- Requirement
Output each entry below as it stands, leaving out every picture.

- Task data
■ ■ ■ ■

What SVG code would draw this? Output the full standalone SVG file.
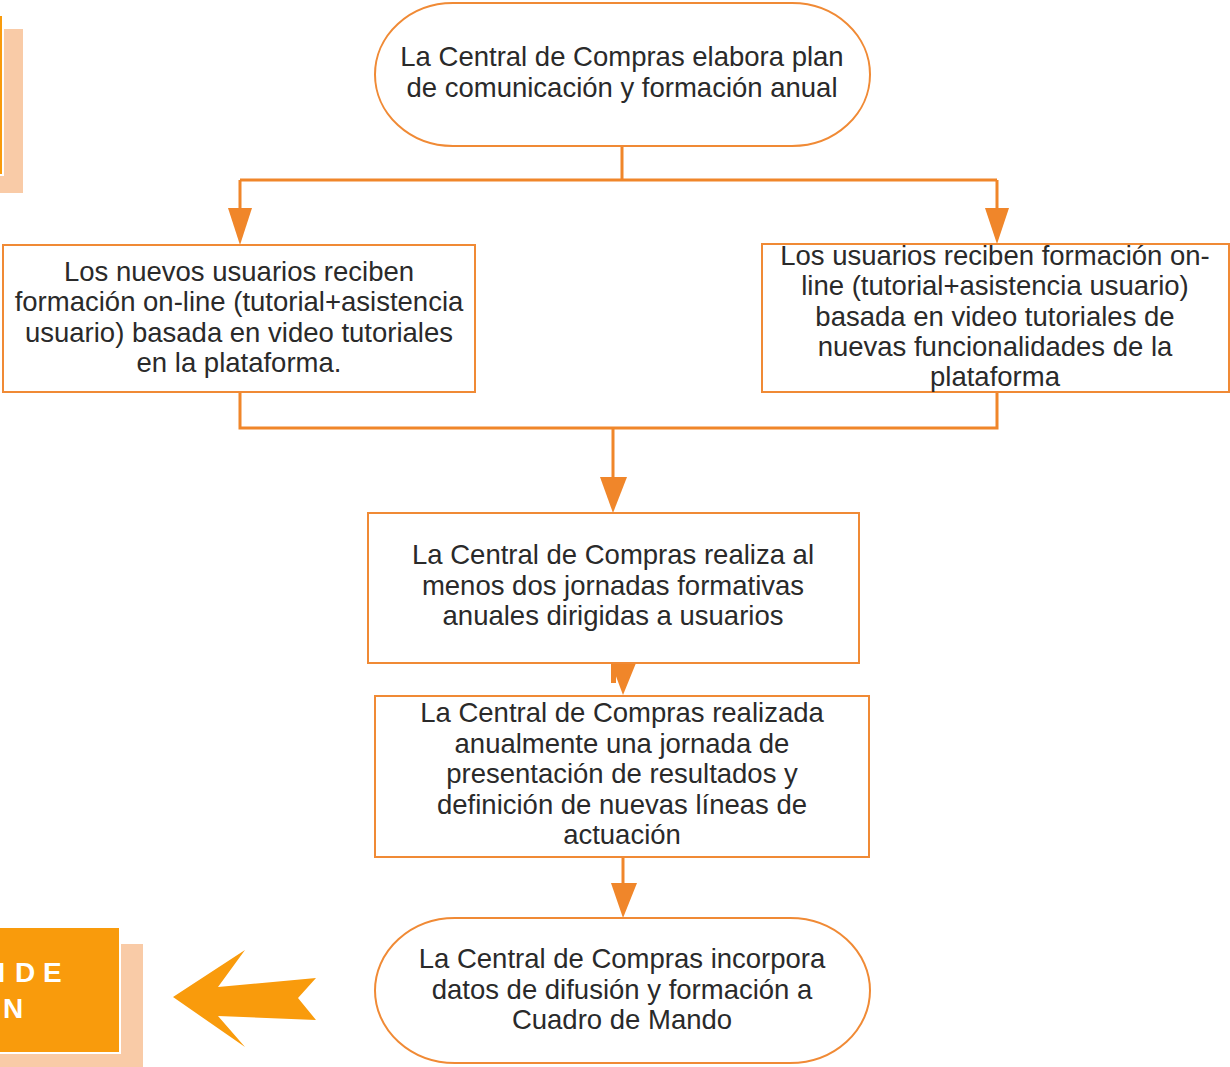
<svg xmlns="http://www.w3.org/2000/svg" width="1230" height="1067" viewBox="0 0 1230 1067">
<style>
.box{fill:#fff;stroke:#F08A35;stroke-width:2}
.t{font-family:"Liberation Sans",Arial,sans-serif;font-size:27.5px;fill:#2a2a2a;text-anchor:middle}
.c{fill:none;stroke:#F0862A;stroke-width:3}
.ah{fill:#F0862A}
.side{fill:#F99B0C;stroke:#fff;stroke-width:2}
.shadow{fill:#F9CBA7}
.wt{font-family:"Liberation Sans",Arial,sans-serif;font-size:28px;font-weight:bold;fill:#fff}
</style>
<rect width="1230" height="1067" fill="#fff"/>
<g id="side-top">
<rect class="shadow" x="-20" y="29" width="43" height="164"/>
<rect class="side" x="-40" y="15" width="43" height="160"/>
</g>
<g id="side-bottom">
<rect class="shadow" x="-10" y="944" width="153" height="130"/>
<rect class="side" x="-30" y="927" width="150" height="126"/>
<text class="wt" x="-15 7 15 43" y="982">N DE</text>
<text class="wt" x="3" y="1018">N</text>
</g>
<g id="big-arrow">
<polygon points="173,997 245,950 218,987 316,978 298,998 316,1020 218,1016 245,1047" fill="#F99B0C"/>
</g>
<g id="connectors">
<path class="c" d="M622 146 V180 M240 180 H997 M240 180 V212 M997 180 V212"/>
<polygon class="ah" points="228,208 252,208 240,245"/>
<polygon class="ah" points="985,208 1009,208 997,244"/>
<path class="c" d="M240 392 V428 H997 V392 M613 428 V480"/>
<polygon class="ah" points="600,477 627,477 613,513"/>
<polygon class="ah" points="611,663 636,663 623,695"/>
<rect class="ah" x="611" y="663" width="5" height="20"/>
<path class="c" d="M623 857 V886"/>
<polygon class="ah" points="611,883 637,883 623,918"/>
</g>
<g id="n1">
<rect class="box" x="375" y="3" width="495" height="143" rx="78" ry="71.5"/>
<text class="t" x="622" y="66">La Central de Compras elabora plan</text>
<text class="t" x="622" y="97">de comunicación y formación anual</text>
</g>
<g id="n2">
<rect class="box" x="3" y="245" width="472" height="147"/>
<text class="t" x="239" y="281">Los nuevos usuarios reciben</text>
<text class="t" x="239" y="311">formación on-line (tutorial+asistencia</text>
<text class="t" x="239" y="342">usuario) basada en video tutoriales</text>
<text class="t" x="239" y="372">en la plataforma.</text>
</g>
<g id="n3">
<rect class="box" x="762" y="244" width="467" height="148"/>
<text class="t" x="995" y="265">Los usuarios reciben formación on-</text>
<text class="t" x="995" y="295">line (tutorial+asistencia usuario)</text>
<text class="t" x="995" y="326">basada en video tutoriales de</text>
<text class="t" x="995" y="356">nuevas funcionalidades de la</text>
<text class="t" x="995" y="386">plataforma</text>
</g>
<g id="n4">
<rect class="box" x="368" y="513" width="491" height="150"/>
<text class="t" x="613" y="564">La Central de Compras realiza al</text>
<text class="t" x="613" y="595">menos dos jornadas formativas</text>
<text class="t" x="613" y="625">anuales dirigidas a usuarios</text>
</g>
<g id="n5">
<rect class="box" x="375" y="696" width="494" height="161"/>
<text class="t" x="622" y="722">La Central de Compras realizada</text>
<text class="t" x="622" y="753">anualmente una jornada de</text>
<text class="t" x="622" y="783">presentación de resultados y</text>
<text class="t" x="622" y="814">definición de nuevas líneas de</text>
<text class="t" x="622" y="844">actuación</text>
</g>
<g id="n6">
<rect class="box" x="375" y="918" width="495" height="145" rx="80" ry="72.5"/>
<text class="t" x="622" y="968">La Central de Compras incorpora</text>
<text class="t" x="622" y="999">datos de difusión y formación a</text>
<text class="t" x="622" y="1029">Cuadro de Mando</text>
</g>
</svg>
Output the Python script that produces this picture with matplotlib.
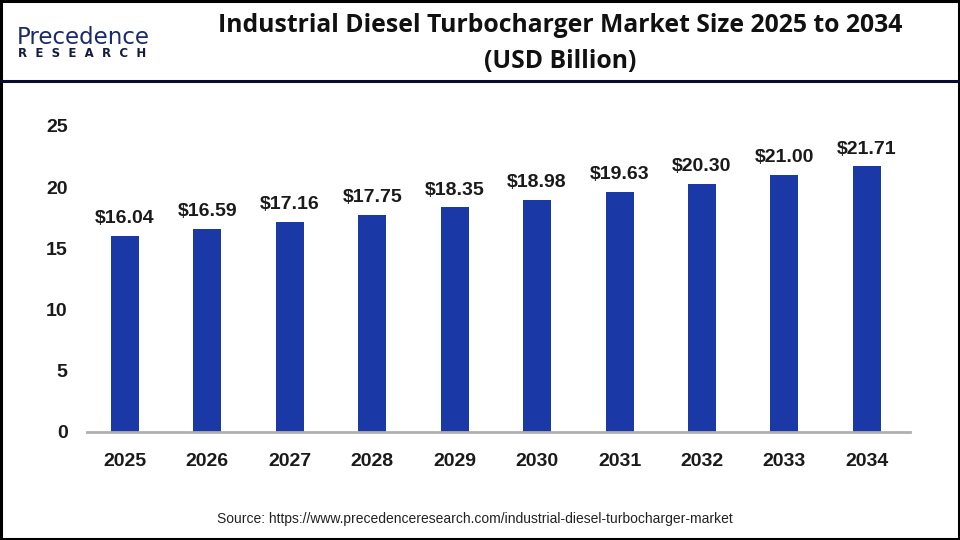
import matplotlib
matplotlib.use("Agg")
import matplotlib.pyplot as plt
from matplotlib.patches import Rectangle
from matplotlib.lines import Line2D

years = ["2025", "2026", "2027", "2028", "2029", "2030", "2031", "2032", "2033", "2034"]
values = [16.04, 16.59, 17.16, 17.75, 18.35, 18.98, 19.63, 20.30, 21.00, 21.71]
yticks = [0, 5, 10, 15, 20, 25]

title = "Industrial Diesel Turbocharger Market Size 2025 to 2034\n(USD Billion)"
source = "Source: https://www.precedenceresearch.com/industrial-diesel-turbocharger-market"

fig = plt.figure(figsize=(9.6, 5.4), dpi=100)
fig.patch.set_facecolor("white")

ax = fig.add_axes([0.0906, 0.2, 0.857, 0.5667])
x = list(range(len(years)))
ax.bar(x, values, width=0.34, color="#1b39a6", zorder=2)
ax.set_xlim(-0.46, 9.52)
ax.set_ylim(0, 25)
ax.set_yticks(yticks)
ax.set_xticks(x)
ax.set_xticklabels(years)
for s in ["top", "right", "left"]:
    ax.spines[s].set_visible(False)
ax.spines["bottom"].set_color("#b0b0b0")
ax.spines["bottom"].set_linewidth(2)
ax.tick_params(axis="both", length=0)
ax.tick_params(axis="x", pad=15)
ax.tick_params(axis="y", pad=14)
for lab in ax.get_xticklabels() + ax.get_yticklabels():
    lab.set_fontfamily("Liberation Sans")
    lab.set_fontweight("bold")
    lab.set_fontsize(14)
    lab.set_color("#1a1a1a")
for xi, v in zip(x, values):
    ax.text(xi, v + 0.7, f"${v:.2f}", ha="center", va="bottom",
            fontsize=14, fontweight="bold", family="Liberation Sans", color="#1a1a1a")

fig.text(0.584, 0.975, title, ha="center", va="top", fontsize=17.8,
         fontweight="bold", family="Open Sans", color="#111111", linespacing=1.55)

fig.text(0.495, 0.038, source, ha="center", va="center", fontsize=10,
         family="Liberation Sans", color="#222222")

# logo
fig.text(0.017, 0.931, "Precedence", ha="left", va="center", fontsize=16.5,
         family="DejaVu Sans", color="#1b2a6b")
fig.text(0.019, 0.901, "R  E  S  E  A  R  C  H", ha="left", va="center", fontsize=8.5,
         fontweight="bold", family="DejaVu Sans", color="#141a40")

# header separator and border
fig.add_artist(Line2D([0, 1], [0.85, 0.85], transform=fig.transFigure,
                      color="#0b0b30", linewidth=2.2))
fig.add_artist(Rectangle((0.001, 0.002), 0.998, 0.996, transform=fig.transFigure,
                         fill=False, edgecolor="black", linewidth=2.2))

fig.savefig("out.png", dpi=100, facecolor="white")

■ ■ ■ ■

- Written response
What SVG code would draw this? Output the full standalone SVG file.
<svg xmlns="http://www.w3.org/2000/svg" width="1230" height="1067" viewBox="0 0 1230 1067">
<style>
.box{fill:#fff;stroke:#F08A35;stroke-width:2}
.t{font-family:"Liberation Sans",Arial,sans-serif;font-size:27.5px;fill:#2a2a2a;text-anchor:middle}
.c{fill:none;stroke:#F0862A;stroke-width:3}
.ah{fill:#F0862A}
.side{fill:#F99B0C;stroke:#fff;stroke-width:2}
.shadow{fill:#F9CBA7}
.wt{font-family:"Liberation Sans",Arial,sans-serif;font-size:28px;font-weight:bold;fill:#fff}
</style>
<rect width="1230" height="1067" fill="#fff"/>
<g id="side-top">
<rect class="shadow" x="-20" y="29" width="43" height="164"/>
<rect class="side" x="-40" y="15" width="43" height="160"/>
</g>
<g id="side-bottom">
<rect class="shadow" x="-10" y="944" width="153" height="130"/>
<rect class="side" x="-30" y="927" width="150" height="126"/>
<text class="wt" x="-15 7 15 43" y="982">N DE</text>
<text class="wt" x="3" y="1018">N</text>
</g>
<g id="big-arrow">
<polygon points="173,997 245,950 218,987 316,978 298,998 316,1020 218,1016 245,1047" fill="#F99B0C"/>
</g>
<g id="connectors">
<path class="c" d="M622 146 V180 M240 180 H997 M240 180 V212 M997 180 V212"/>
<polygon class="ah" points="228,208 252,208 240,245"/>
<polygon class="ah" points="985,208 1009,208 997,244"/>
<path class="c" d="M240 392 V428 H997 V392 M613 428 V480"/>
<polygon class="ah" points="600,477 627,477 613,513"/>
<polygon class="ah" points="611,663 636,663 623,695"/>
<rect class="ah" x="611" y="663" width="5" height="20"/>
<path class="c" d="M623 857 V886"/>
<polygon class="ah" points="611,883 637,883 623,918"/>
</g>
<g id="n1">
<rect class="box" x="375" y="3" width="495" height="143" rx="78" ry="71.5"/>
<text class="t" x="622" y="66">La Central de Compras elabora plan</text>
<text class="t" x="622" y="97">de comunicación y formación anual</text>
</g>
<g id="n2">
<rect class="box" x="3" y="245" width="472" height="147"/>
<text class="t" x="239" y="281">Los nuevos usuarios reciben</text>
<text class="t" x="239" y="311">formación on-line (tutorial+asistencia</text>
<text class="t" x="239" y="342">usuario) basada en video tutoriales</text>
<text class="t" x="239" y="372">en la plataforma.</text>
</g>
<g id="n3">
<rect class="box" x="762" y="244" width="467" height="148"/>
<text class="t" x="995" y="265">Los usuarios reciben formación on-</text>
<text class="t" x="995" y="295">line (tutorial+asistencia usuario)</text>
<text class="t" x="995" y="326">basada en video tutoriales de</text>
<text class="t" x="995" y="356">nuevas funcionalidades de la</text>
<text class="t" x="995" y="386">plataforma</text>
</g>
<g id="n4">
<rect class="box" x="368" y="513" width="491" height="150"/>
<text class="t" x="613" y="564">La Central de Compras realiza al</text>
<text class="t" x="613" y="595">menos dos jornadas formativas</text>
<text class="t" x="613" y="625">anuales dirigidas a usuarios</text>
</g>
<g id="n5">
<rect class="box" x="375" y="696" width="494" height="161"/>
<text class="t" x="622" y="722">La Central de Compras realizada</text>
<text class="t" x="622" y="753">anualmente una jornada de</text>
<text class="t" x="622" y="783">presentación de resultados y</text>
<text class="t" x="622" y="814">definición de nuevas líneas de</text>
<text class="t" x="622" y="844">actuación</text>
</g>
<g id="n6">
<rect class="box" x="375" y="918" width="495" height="145" rx="80" ry="72.5"/>
<text class="t" x="622" y="968">La Central de Compras incorpora</text>
<text class="t" x="622" y="999">datos de difusión y formación a</text>
<text class="t" x="622" y="1029">Cuadro de Mando</text>
</g>
</svg>
Output the Python script that produces this picture with matplotlib.
import matplotlib
matplotlib.use("Agg")
import matplotlib.pyplot as plt
from matplotlib.patches import Rectangle
from matplotlib.lines import Line2D

years = ["2025", "2026", "2027", "2028", "2029", "2030", "2031", "2032", "2033", "2034"]
values = [16.04, 16.59, 17.16, 17.75, 18.35, 18.98, 19.63, 20.30, 21.00, 21.71]
yticks = [0, 5, 10, 15, 20, 25]

title = "Industrial Diesel Turbocharger Market Size 2025 to 2034\n(USD Billion)"
source = "Source: https://www.precedenceresearch.com/industrial-diesel-turbocharger-market"

fig = plt.figure(figsize=(9.6, 5.4), dpi=100)
fig.patch.set_facecolor("white")

ax = fig.add_axes([0.0906, 0.2, 0.857, 0.5667])
x = list(range(len(years)))
ax.bar(x, values, width=0.34, color="#1b39a6", zorder=2)
ax.set_xlim(-0.46, 9.52)
ax.set_ylim(0, 25)
ax.set_yticks(yticks)
ax.set_xticks(x)
ax.set_xticklabels(years)
for s in ["top", "right", "left"]:
    ax.spines[s].set_visible(False)
ax.spines["bottom"].set_color("#b0b0b0")
ax.spines["bottom"].set_linewidth(2)
ax.tick_params(axis="both", length=0)
ax.tick_params(axis="x", pad=15)
ax.tick_params(axis="y", pad=14)
for lab in ax.get_xticklabels() + ax.get_yticklabels():
    lab.set_fontfamily("Liberation Sans")
    lab.set_fontweight("bold")
    lab.set_fontsize(14)
    lab.set_color("#1a1a1a")
for xi, v in zip(x, values):
    ax.text(xi, v + 0.7, f"${v:.2f}", ha="center", va="bottom",
            fontsize=14, fontweight="bold", family="Liberation Sans", color="#1a1a1a")

fig.text(0.584, 0.975, title, ha="center", va="top", fontsize=17.8,
         fontweight="bold", family="Open Sans", color="#111111", linespacing=1.55)

fig.text(0.495, 0.038, source, ha="center", va="center", fontsize=10,
         family="Liberation Sans", color="#222222")

# logo
fig.text(0.017, 0.931, "Precedence", ha="left", va="center", fontsize=16.5,
         family="DejaVu Sans", color="#1b2a6b")
fig.text(0.019, 0.901, "R  E  S  E  A  R  C  H", ha="left", va="center", fontsize=8.5,
         fontweight="bold", family="DejaVu Sans", color="#141a40")

# header separator and border
fig.add_artist(Line2D([0, 1], [0.85, 0.85], transform=fig.transFigure,
                      color="#0b0b30", linewidth=2.2))
fig.add_artist(Rectangle((0.001, 0.002), 0.998, 0.996, transform=fig.transFigure,
                         fill=False, edgecolor="black", linewidth=2.2))

fig.savefig("out.png", dpi=100, facecolor="white")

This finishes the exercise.